The model of a StreamEncoder[A] is a Stream.Handle[Pure, A] => Pull[Pure, BitVector, (Stream.Handle[Pure, A], StreamEncoder[A])]. Thus, a StreamEncoder[A] receives a stream of A values and transforms this stream (possibly statefully) into a stream of BitVector chunks. Encoding failures are raised within the pull as a EncodingError.

We are currently still discovering nice combinators for building up StreamEncoder values. Assuming you have imported scodec.stream.{encode,StreamEncoder} and scodec.codecs, the key combinators so far are:

  • encode.once: A scodec.Encoder[A] => StreamEncoder[A] which encode a single A to the output, then halts. For example, encode.once(codecs)
  • encode.many or e.many: A scodec.Encoder[A] => StreamEncoder[A] which encodes multiple A values to the output, halting only when the input A stream is exhausted. Example: encode.many(codecs.int16) encodes zero or more integers, each of which is expected to fit within 16 bits.
  • e1 ++ e2: Encode values with e1 until it halts, then encode values with e2 until it halts. Example: encode.once(codecs.int32) ++ encode.many(codecs.int16) encodes one Int as a 32-bit signed Int, followed by zero or more Int values encoded as 16-bit signed ints. (If an input does not fit in 16 bits, an encoding error is raised within the pull)

Since encoders only retain references to previously received values if they do so explicitly, it is easy to write streaming encoders to operate in constant memory.

Running encoders

An e: StreamEncoder[A] may be applied to any s: Stream[F,A] via e.encode(s), which returns a Stream[F,BitVector] that can be dumped to a file using normal fs2 I/O combinators. We welcome contributions of helper functions for common encoding cases.

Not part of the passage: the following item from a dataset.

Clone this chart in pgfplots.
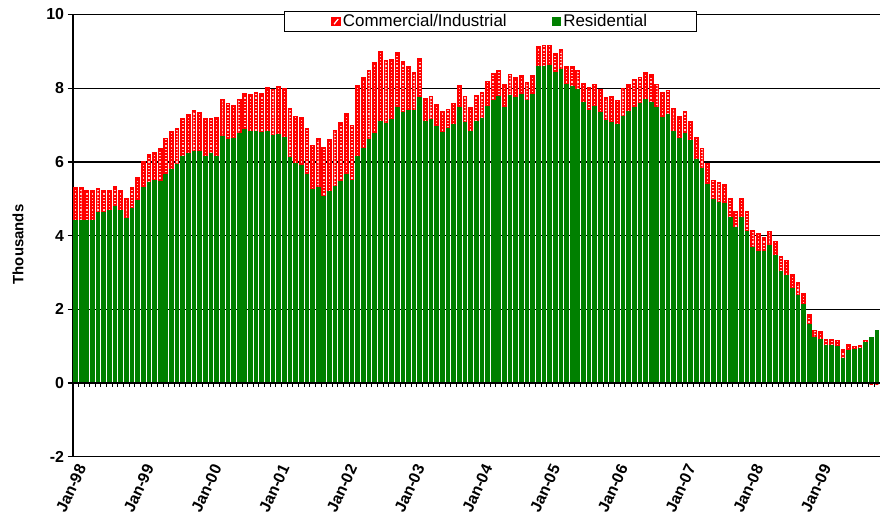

The representation of StreamEncoder means it can be used to transform the result of a StreamDecoder, for instance:

import scodec.codecs
import scodec.stream.{encode,decode,StreamDecoder,StreamEncoder}
import fs2.util.Task

// skip first 64 bits, then decode
val d: StreamDecoder[Int] = decode.advance(64) ++ decode.many(codecs.int32)
val e: StreamEncoder[Int] = encode.many(codecs.int16)

val t: Task[Unit] =
 e.encode { d.decodeMmap(new FileInputStream("largefile.bin").getChannel) }
  .map(_.toByteVector)
  .to(fs2.io.fileChunkW("smallerfile.bin")) // TODO Update this for fs2 when IO module is ready
  .run.run

// at the end of the universe
t.unsafeRun

Calling t.unsafeRun will do a streaming decode of the "largefile.bin" file, skipping the first 64 bits, then a stream of signed 32 bit ints, which it downsamples to 16 bits and streams to the output file "smallerfile.bin", raising an EncodingError in the event of a format error or if an integer from the input fails to fit within 16 bits.